January 15, 2014 Taxation in UK

Welsh Tax Powers Are UnrealisticCARDIFF – Wales’s may not be granted tax setting powers in the near future, as the current proposal is flawed and filled with shortcomings.

The tax setting power which may be granted to the government of Wales by the government of the UK are restricted, unusable and would have little positive effect on the country, according to a statement made on January 14th to the Welsh Affairs Select Committee by Gerald Holtham, a prominent economist and an adviser to the Welsh government.

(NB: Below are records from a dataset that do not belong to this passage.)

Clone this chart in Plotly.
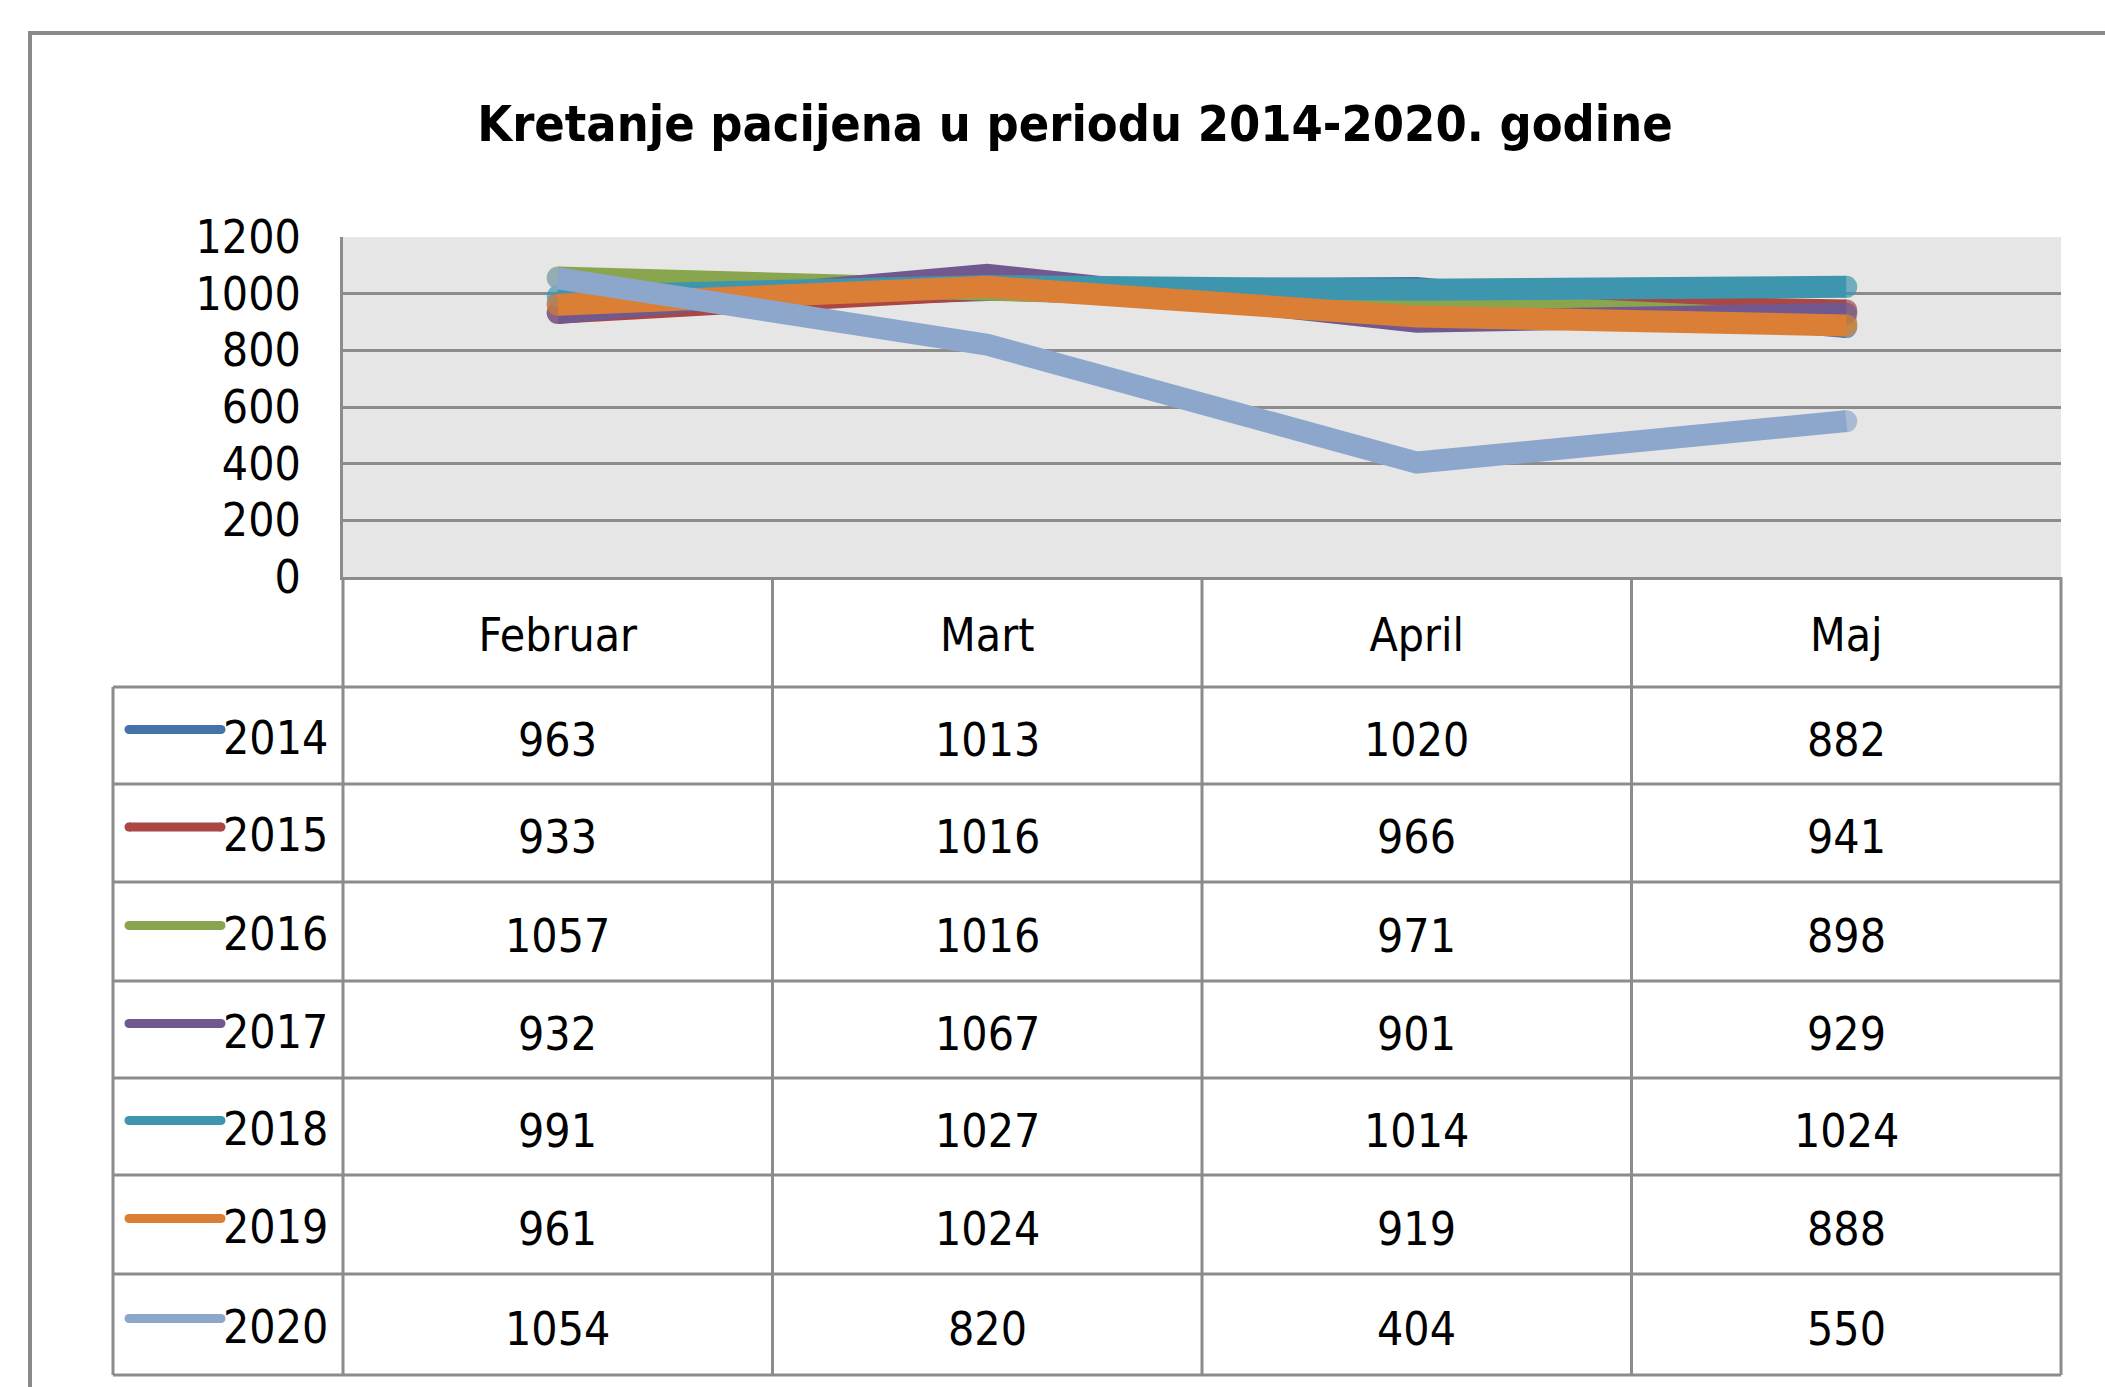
import plotly.graph_objects as go

# ---------------- data ----------------
categories = ["Februar", "Mart", "April", "Maj"]
years = ["2014", "2015", "2016", "2017", "2018", "2019", "2020"]
v2014 = [963, 1013, 1020, 882]
v2015 = [933, 1016, 966, 941]
v2016 = [1057, 1016, 971, 898]
v2017 = [932, 1067, 901, 929]
v2018 = [991, 1027, 1014, 1024]
v2019 = [961, 1024, 919, 888]
v2020 = [1054, 820, 404, 550]
series = [v2014, v2015, v2016, v2017, v2018, v2019, v2020]
y_ticks = [0, 200, 400, 600, 800, 1000, 1200]

colors = ["#4572A7", "#AA4643", "#89A54E", "#71588F", "#3D96AE", "#DB7F36", "#8DA6CC"]
title_text = "Kretanje pacijena u periodu 2014-2020. godine"

# ---------------- layout geometry (pixels) ----------------
W, H = 2105, 1387
def px(x):
    return x / W
def py(y):
    return 1 - y / H

PLOT_L, PLOT_R, PLOT_T, PLOT_B = 343, 2061, 237, 577
TABLE_L = 113
row_edges = [687, 784, 882, 981, 1078, 1175, 1274, 1375]
GRID = "#8c8c8c"
FONT = "DejaVu Sans Condensed, DejaVu Sans, sans-serif"
FS = 46
LW = 22

fig = go.Figure()
n = len(categories)
for name, vals, col in zip(years, series, colors):
    fig.add_trace(go.Scatter(
        x=categories, y=vals, name=name, mode="lines+markers",
        line=dict(color=col, width=LW),
        marker=dict(color=col, size=[LW if j in (0, n - 1) else 0 for j in range(n)],
                    line=dict(width=0)),
        showlegend=False, hoverinfo="x+y+name",
    ))

shapes = []
# outer frame
shapes.append(dict(type="rect", xref="paper", yref="paper",
                   x0=px(30), x1=px(2130), y0=py(1410), y1=py(33),
                   line=dict(color="#8a8a8a", width=4), layer="below"))
# horizontal table lines
for e in row_edges:
    shapes.append(dict(type="line", xref="paper", yref="paper",
                       x0=px(TABLE_L), x1=px(PLOT_R), y0=py(e), y1=py(e),
                       line=dict(color=GRID, width=3)))
# vertical table lines
shapes.append(dict(type="line", xref="paper", yref="paper",
                   x0=px(TABLE_L), x1=px(TABLE_L), y0=py(row_edges[0]), y1=py(row_edges[-1]),
                   line=dict(color=GRID, width=3)))
for k in range(n + 1):
    xx = PLOT_L + (PLOT_R - PLOT_L) * k / n
    shapes.append(dict(type="line", xref="paper", yref="paper",
                       x0=px(xx), x1=px(xx), y0=py(PLOT_B), y1=py(row_edges[-1]),
                       line=dict(color=GRID, width=3)))

annotations = []
for i, (name, vals, col) in enumerate(zip(years, series, colors)):
    top, bot = row_edges[i], row_edges[i + 1]
    cy = (top + bot) / 2
    # legend key
    shapes.append(dict(type="line", xref="paper", yref="paper",
                       x0=px(129), x1=px(221), y0=py(cy - 6), y1=py(cy - 6),
                       line=dict(color=col, width=9)))
    for xe in (129, 221):
        shapes.append(dict(type="circle", xref="paper", yref="paper",
                           x0=px(xe - 4.5), x1=px(xe + 4.5),
                           y0=py(cy - 6 + 4.5), y1=py(cy - 6 - 4.5),
                           fillcolor=col, line=dict(width=0)))
    annotations.append(dict(text=name, xref="paper", yref="paper",
                            x=px(330), y=py(cy + 2), xanchor="right", yanchor="middle",
                            showarrow=False, font=dict(family=FONT, size=FS, color="black")))
    for c, v in zip(categories, vals):
        annotations.append(dict(text=str(v), xref="x", yref="paper",
                                x=c, y=py(cy + 4), xanchor="center", yanchor="middle",
                                showarrow=False, font=dict(family=FONT, size=FS, color="black")))

fig.update_layout(
    width=W, height=H,
    margin=dict(l=0, r=0, t=0, b=0, pad=0),
    paper_bgcolor="white",
    plot_bgcolor="#e6e6e6",
    title=dict(text="<b>" + title_text + "</b>", x=px(1075), y=py(123),
               xanchor="center", yanchor="middle", xref="paper", yref="paper",
               automargin=False,
               font=dict(family=FONT, size=50, color="black")),
    xaxis=dict(domain=[px(PLOT_L), px(PLOT_R)], type="category", automargin=False,
               range=[-0.5, n - 0.5], showgrid=False, zeroline=False,
               showline=True, linecolor=GRID, linewidth=3,
               ticks="", ticklabelstandoff=16,
               tickfont=dict(family=FONT, size=FS, color="black")),
    yaxis=dict(domain=[py(PLOT_B), py(PLOT_T)], range=[0, 1200], automargin=False,
               tickvals=y_ticks, showgrid=True, gridcolor=GRID, gridwidth=3,
               zeroline=False, showline=True, linecolor=GRID, linewidth=3,
               ticks="", ticklabelstandoff=30,
               tickfont=dict(family=FONT, size=FS, color="black")),
    shapes=shapes,
    annotations=annotations,
    font=dict(family=FONT, color="black"),
)

fig.write_html("out.html", config={"displayModeBar": False},
               post_script="document.body.style.margin='0';")
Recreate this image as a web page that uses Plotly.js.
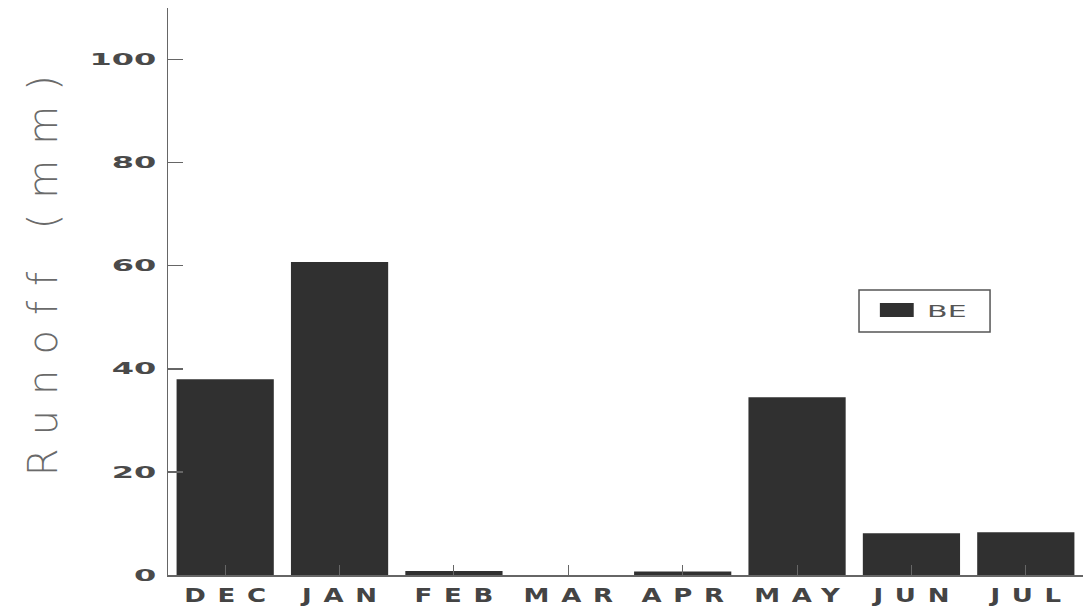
<!DOCTYPE html>
<html>
<head>
<meta charset="utf-8">
<script src="https://cdn.plot.ly/plotly-3.0.1.min.js"></script>
<style>
  html, body { margin: 0; padding: 0; background: #fff; }
  #chart { width: 1088px; height: 610px; }
  .xtick text { letter-spacing: 9px; }
  .annotation[data-index="0"] .annotation-text { letter-spacing: 15px; }
</style>
</head>
<body>
<div id="chart"></div>
<script>
const months = ["DEC", "JAN", "FEB", "MAR", "APR", "MAY", "JUN", "JUL"];
const runoff = [38.0, 60.7, 0.8, 0, 0.7, 34.5, 8.1, 8.3];
const seriesName = "BE";
const yTickVals = [0, 20, 40, 60, 80, 100];
const yTitle = "Runoff (mm)";

const barColor = "#303030";
const lineColor = "#666666";

const trace = {
  type: "bar",
  x: months,
  y: runoff,
  name: seriesName,
  marker: { color: barColor, line: { width: 0 } },
  showlegend: false,
  hoverinfo: "x+y"
};

const layout = {
  width: 1088,
  height: 610,
  paper_bgcolor: "#ffffff",
  plot_bgcolor: "#ffffff",
  margin: { l: 168, r: 5, t: 8, b: 35 },
  bargap: 0.15,
  showlegend: false,
  xaxis: {
    type: "category",
    range: [-0.5, 7.5],
    showline: true,
    linecolor: lineColor,
    linewidth: 1.5,
    ticks: "inside",
    ticklen: 10,
    tickcolor: lineColor,
    tickwidth: 1,
    showgrid: false,
    zeroline: false,
    automargin: false,
    tickfont: { family: "DejaVu Sans", size: 20, color: "#444444", weight: "bold" },
    ticklabelstandoff: 2
  },
  yaxis: {
    range: [0, 110],
    tickvals: yTickVals,
    ticktext: yTickVals.map(String),
    showline: true,
    linecolor: lineColor,
    linewidth: 1.5,
    ticks: "inside",
    ticklen: 15,
    tickcolor: lineColor,
    tickwidth: 1.5,
    showgrid: false,
    zeroline: false,
    automargin: false,
    tickfont: { family: "DejaVu Sans", size: 16, color: "#4a4a4a", weight: "bold" },
    ticklabelstandoff: 7
  },
  annotations: [
    {
      text: yTitle,
      xref: "paper", yref: "paper",
      x: -0.1366, y: 0.5406,
      xanchor: "center", yanchor: "middle",
      textangle: -90,
      showarrow: false,
      font: { family: "DejaVu Sans", size: 40, color: "#6a6a6a", weight: 200 }
    },
    {
      text: seriesName,
      xref: "paper", yref: "paper",
      x: 0.8514, y: 0.4647,
      xanchor: "center", yanchor: "middle",
      showarrow: false,
      font: { family: "DejaVu Sans", size: 15, color: "#555555" }
    }
  ],
  shapes: [
    {
      type: "rect", xref: "paper", yref: "paper",
      x0: 0.7552, x1: 0.8984, y0: 0.4286, y1: 0.5026,
      line: { color: "#555555", width: 1.5 },
      fillcolor: "rgba(0,0,0,0)"
    },
    {
      type: "rect", xref: "paper", yref: "paper",
      x0: 0.778, x1: 0.815, y0: 0.455, y1: 0.4797,
      line: { width: 0 },
      fillcolor: barColor
    }
  ]
};

// horizontally widen a text element around its anchor (the reference uses a wide typeface)
function stretch(el, sx, spacing) {
  const x = parseFloat(el.getAttribute("x")) || 0;
  const old = el.getAttribute("transform") || "";
  const shift = x + sx * (spacing || 0) / 2;
  el.setAttribute("transform", old + " translate(" + shift + ",0) scale(" + sx + ",1) translate(" + (-x) + ",0)");
}

Plotly.newPlot("chart", [trace], layout, { displayModeBar: false, staticPlot: true }).then(function () {
  document.querySelectorAll("#chart .xtick text").forEach(function (t) { stretch(t, 1.3, 9); });
  document.querySelectorAll("#chart .ytick text").forEach(function (t) { stretch(t, 2.0, 0); });
  document.querySelectorAll('#chart .annotation[data-index="1"] .annotation-text').forEach(function (t) { stretch(t, 2.0, 0); });
});
</script>
</body>
</html>
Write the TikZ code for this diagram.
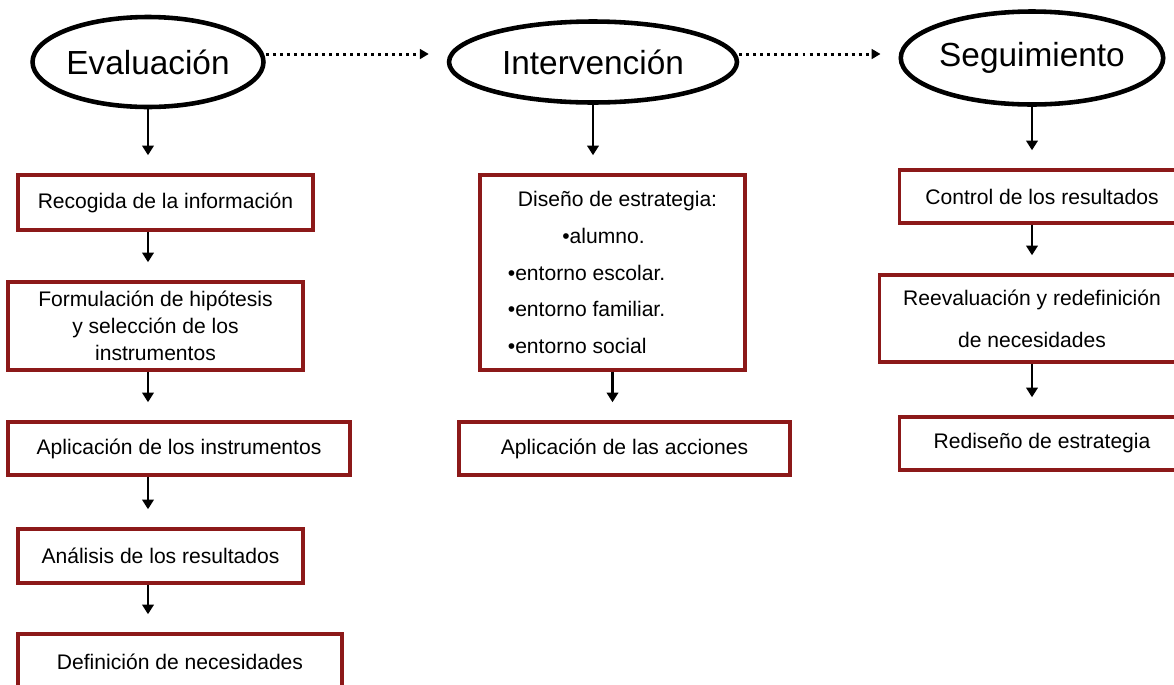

The Committee is currently charged with evaluating the current draft of the Wales Bill, which was originally introduced in December 2013 to provide Wales with some independent borrowing powers, and the ability to set a portion of its taxes, including income tax, stamp duties and landfill taxes.

Before coming into effect the proposed changes would also need to be approved in a nationwide referendum.

In his assessment Gerald Holtham claimed that the power to collect stamp duties and landfill taxes are insignificant, as they only raise a cumulative amount of GBP 200 million per year, out of a national budget of approximately GBP 15 billion.

He also pointed out that the ability to set income taxes is also impractical, as raising taxes beyond the current level would likely result in lowered tax revenues because wealthy individuals would choose to leave Wales.

Gerald Holtham also pointed out that the powers planned to be transferred to Wales are significantly more restricted than those being given to Scotland, and added that “…the British government takes the view that Wales can’t possibly have anything it hasn’t already given to Scotland. We are the runt of the litter.”